The better future is one where organizations can adopt what comes next without losing control of what they already have. One where application patching is not a recurring panic. One where device health is visible and actionable. One where compliance is understood continuously, not assembled occasionally. One where browser visibility and security context connect back to the actual device. One where AI readiness does not create a new operational burden before the last one has been solved. One where the tools work together well enough that teams can spend less time proving the basics and more time moving the business forward.

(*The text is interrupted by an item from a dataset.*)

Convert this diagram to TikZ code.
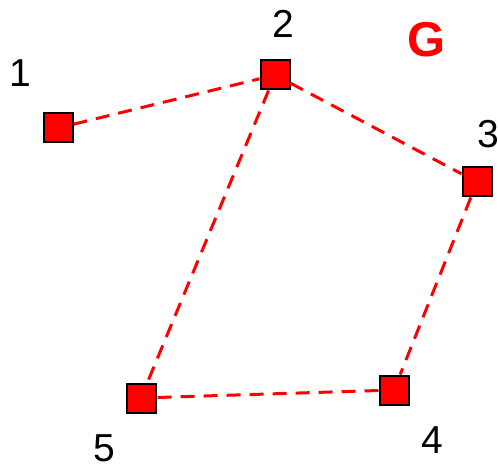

That is bigger than device management as the category has traditionally been understood. It is about assuring the operational foundation of modern work. It is about helping organizations move from possibility to confidence. It is about turning complexity into something teams can actually live with.

The hype cycle will keep moving. The acronyms will keep changing. New threats, new platforms, and new priorities will keep arriving. But underneath all of that, the need will remain remarkably consistent. Make the environment work. Make it secure. Make it understandable. Make it reliable. Make it something teams can trust.

That is the story worth telling.

Not that there is another tool. Not that there is another roadmap. Not that there is another clever way to describe the same old pain.

The story is that the most important work ahead is not adding more noise to an already noisy market. It is building the kind of product, platform, and operating model that makes the hard things feel finally, almost boringly, under control.